Exercise instructions: Please write out the lines of the data exactly, beginning with the first and ending with the line containing "plt.rcParams['font.family'] = ['Liberation"; leave the pictures behind.

-- Available data start --

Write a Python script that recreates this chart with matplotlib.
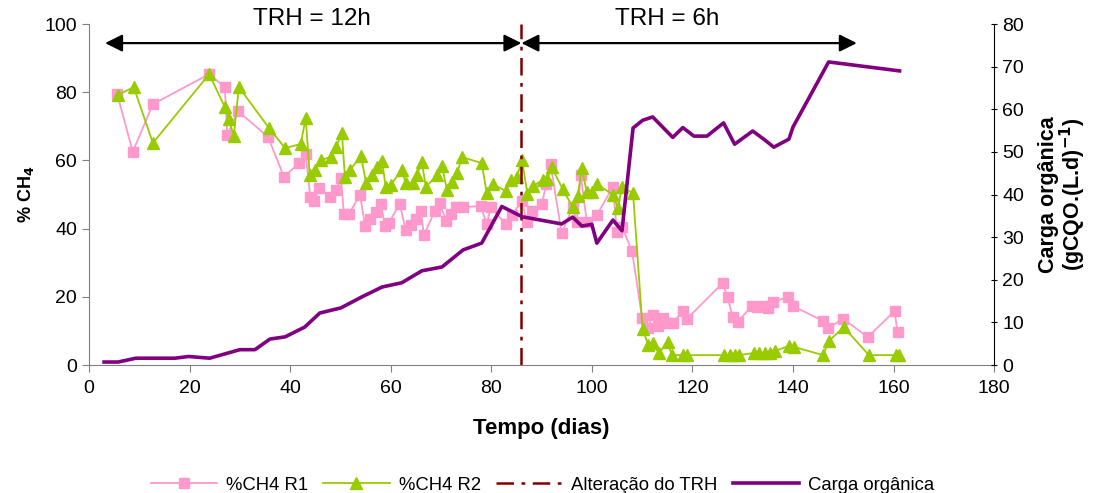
import numpy as np
import matplotlib
matplotlib.use('Agg')
from matplotlib import pyplot as plt
from matplotlib.lines import Line2D

plt.rcParams['font.family'] = ['Liberation Sans', 'DejaVu Sans']

# %CH4 no reator R1 (dias, %)
r1_dias = [5.6, 8.7, 12.7, 23.9, 27.0, 27.5, 29.6, 35.6, 38.8, 41.7, 43.1, 44.0, 44.7,
           45.7, 47.9, 49.1, 50.1, 50.7, 51.7, 53.9, 54.9, 55.9, 57.1, 58.1, 58.8, 59.6,
           61.8, 63.0, 64.0, 65.0, 66.0, 66.6, 68.8, 69.8, 71.0, 72.0, 73.0, 74.4, 77.9,
           79.1, 79.9, 82.9, 84.1, 86.1, 87.1, 88.1, 90.1, 90.9, 91.8, 94.0, 96.2, 97.0,
           97.8, 99.0, 101.0, 104.2, 105.0, 106.0, 108.0, 110.0, 111.2, 112.1, 113.1,
           114.1, 115.1, 116.1, 118.1, 118.9, 126.0, 127.0, 128.0, 129.0, 131.8, 132.8,
           134.0, 135.0, 136.0, 139.0, 140.0, 146.0, 147.0, 150.0, 154.9, 160.2, 160.8]
r1_ch4 = [79.5, 62.5, 76.5, 85.3, 81.5, 67.4, 74.5, 66.9, 55.1, 59.2, 61.9, 49.3, 48.0,
          51.9, 49.3, 51.3, 54.8, 44.3, 44.3, 49.9, 40.8, 42.8, 44.9, 47.2, 40.8, 41.6,
          47.2, 39.6, 41.0, 42.8, 45.2, 38.1, 45.2, 47.5, 42.2, 44.3, 46.3, 46.3, 46.6,
          41.3, 46.3, 41.3, 44.0, 48.1, 41.9, 45.2, 47.2, 53.1, 58.9, 38.7, 46.3, 41.9,
          55.7, 41.9, 44.0, 52.2, 39.0, 40.5, 33.4, 13.8, 10.9, 14.7, 11.4,
          13.8, 12.3, 12.3, 15.8, 13.5, 24.0, 19.9, 14.1, 12.6, 17.3, 17.0,
          17.3, 16.7, 18.5, 19.9, 17.3, 12.9, 10.9, 13.5, 8.2, 15.8, 9.7]

# %CH4 no reator R2 (dias, %)
r2_dias = [5.8, 8.9, 12.7, 23.9, 27.0, 27.8, 28.8, 29.8, 35.8, 39.0, 42.1, 43.1, 43.9,
           44.9, 46.1, 48.1, 49.1, 50.3, 50.9, 51.9, 54.1, 55.1, 56.3, 57.3, 58.3, 59.0,
           60.0, 62.2, 63.0, 64.4, 65.2, 66.2, 67.0, 69.2, 70.2, 71.2, 72.2, 73.2, 74.2,
           78.1, 79.1, 80.3, 82.9, 84.0, 85.1, 86.1, 87.2, 88.3, 90.3, 91.1, 92.0, 94.2,
           96.2, 97.2, 98.0, 99.0, 100.0, 101.0, 104.2, 105.2, 106.0, 108.2, 110.1,
           111.2, 112.1, 113.3, 115.1, 115.9, 118.1, 118.9, 126.2, 127.4, 128.4, 129.2,
           132.2, 133.2, 134.4, 135.4, 136.4, 139.2, 140.2, 146.0, 147.1, 150.1, 155.1,
           160.4, 161.0]
r2_ch4 = [79.2, 81.5, 65.1, 85.3, 75.7, 72.1, 67.2, 81.5, 69.5, 63.6, 64.8, 72.4, 55.7,
          57.2, 60.1, 61.0, 63.9, 68.0, 55.1, 57.2, 61.3, 53.4, 55.7, 58.1, 59.8, 52.2,
          52.8, 57.2, 53.4, 53.4, 55.7, 59.5, 52.2, 55.7, 58.4, 51.3, 53.7, 56.3, 61.0,
          59.2, 50.4, 53.1, 51.0, 54.2, 55.1, 60.1, 50.2, 52.5, 54.3, 54.5, 58.1, 51.6,
          46.3, 49.6, 57.8, 50.7, 50.7, 53.1, 49.9, 46.0, 52.2, 50.4, 10.6,
          5.9, 6.5, 3.5, 6.7, 2.9, 2.9, 2.9, 2.9, 2.9, 2.9, 2.9,
          3.5, 3.5, 3.5, 3.5, 4.1, 5.6, 5.3, 2.9, 7.0, 11.1, 2.9,
          2.9, 2.9]

# Carga organica (dias, gCQO/(L.d))
carga_dias = [3.0, 5.8, 9.3, 17.1, 19.8, 24.0, 30.0, 33.0, 36.0, 39.0, 42.9, 45.9, 50.1,
              54.3, 58.3, 62.2, 66.2, 70.2, 74.4, 78.1, 82.1, 86.1, 94.0, 96.2, 98.0,
              100.0, 101.0, 104.2, 106.0, 108.2, 110.1, 112.1, 116.1, 118.1, 120.3,
              122.9, 126.2, 128.4, 132.0, 134.4, 136.2, 139.2, 140.0, 147.1, 161.2]
carga = [0.7, 0.7, 1.6, 1.6, 2.0, 1.6, 3.6, 3.6, 6.1, 6.6, 8.9, 12.2, 13.4,
         16.0, 18.3, 19.3, 22.1, 23.0, 27.0, 28.6, 37.2, 34.8, 33.1, 34.7, 32.6,
         33.0, 28.6, 34.0, 31.5, 55.6, 57.4, 58.2, 53.4, 55.7, 53.7,
         53.7, 56.8, 51.8, 54.9, 52.8, 51.1, 53.0, 55.8, 71.1, 69.0]

dia_alteracao = 86
periodos = ['TRH = 12h', 'TRH = 6h']
periodo_lim = [3.2, 86, 152.7]

c_r1 = '#FF99CC'
c_r2 = '#99CC00'
c_carga = '#800080'
c_trh = '#800000'

fig = plt.figure(figsize=(10.96, 4.93), dpi=100)
ax = fig.add_axes([0.0812, 0.2596, 0.8258, 0.6917])
ax2 = ax.twinx()

ax.plot(r1_dias, r1_ch4, color=c_r1, lw=1.3, marker='s', ms=6.5, mec=c_r1, label='%CH4 R1')
ax.plot(r2_dias, r2_ch4, color=c_r2, lw=1.3, marker='^', ms=8.5, mec=c_r2, label='%CH4 R2')
ax.axvline(dia_alteracao, color=c_trh, lw=1.8, dashes=(7, 3, 1.5, 3), label='Alteração do TRH')
ax2.plot(carga_dias, carga, color=c_carga, lw=2.6, label='Carga orgânica')

ax.set_xlim(0, 180)
ax.set_ylim(0, 100)
ax2.set_ylim(0, 80)
ax.set_xticks(np.arange(0, 181, 20))
ax.set_yticks(np.arange(0, 101, 20))
ax2.set_yticks(np.arange(0, 81, 10))

# setas dos periodos
y_seta = 94.4
for lab, x0, x1 in zip(periodos, periodo_lim[:-1], periodo_lim[1:]):
    ax.annotate('', xy=(x0, y_seta), xytext=(x1, y_seta),
                arrowprops=dict(arrowstyle='<|-|>', color='black', lw=1.6,
                                mutation_scale=26, shrinkA=0, shrinkB=0),
                annotation_clip=False)
ax.text(44.3, 101.4, periodos[0], ha='center', va='center', fontsize=17.5, clip_on=False)
ax.text(115, 101.4, periodos[1], ha='center', va='center', fontsize=17.5, clip_on=False)

for a in (ax, ax2):
    a.spines['top'].set_visible(False)
ax.spines['left'].set_color('#808080')
ax.spines['bottom'].set_color('#808080')
ax.spines['right'].set_visible(False)
ax2.spines['left'].set_visible(False)
ax2.spines['bottom'].set_visible(False)
ax2.spines['right'].set_color('black')
ax.tick_params(axis='both', labelsize=14, length=5, color='#808080')
ax.tick_params(axis='x', pad=6)
ax2.tick_params(axis='y', labelsize=14, length=5, direction='inout')

ax.set_xlabel('Tempo (dias)', fontsize=16, fontweight='bold', labelpad=15)
ax.set_ylabel('% CH$_\\mathbf{4}$', fontsize=13, fontweight='bold', labelpad=6)
ax2.set_ylabel('Carga orgânica\n(gCQO.(L.d)$^{\\mathbf{-1}}$)', fontsize=15.5,
               fontweight='bold', labelpad=10, linespacing=0.95)

handles = [Line2D([], [], color=c_r1, lw=1.3, marker='s', ms=6.5),
           Line2D([], [], color=c_r2, lw=1.3, marker='^', ms=8.5),
           Line2D([], [], color=c_trh, lw=1.8, dashes=(7, 3, 1.5, 3)),
           Line2D([], [], color=c_carga, lw=2.6)]
labels = ['%CH4 R1', '%CH4 R2', 'Alteração do TRH', 'Carga orgânica']
fig.legend(handles, labels, loc='lower center', bbox_to_anchor=(0.495, -0.035), ncol=4,
           frameon=False, fontsize=13.3, handlelength=3.6, columnspacing=0.8,
           handletextpad=0.5)

fig.savefig('out.png', dpi=100)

-- Available data end --

Task answer:
Write a Python script that recreates this chart with matplotlib.
import numpy as np
import matplotlib
matplotlib.use('Agg')
from matplotlib import pyplot as plt
from matplotlib.lines import Line2D

plt.rcParams['font.family'] = ['Liberation Sans', 'DejaVu Sans']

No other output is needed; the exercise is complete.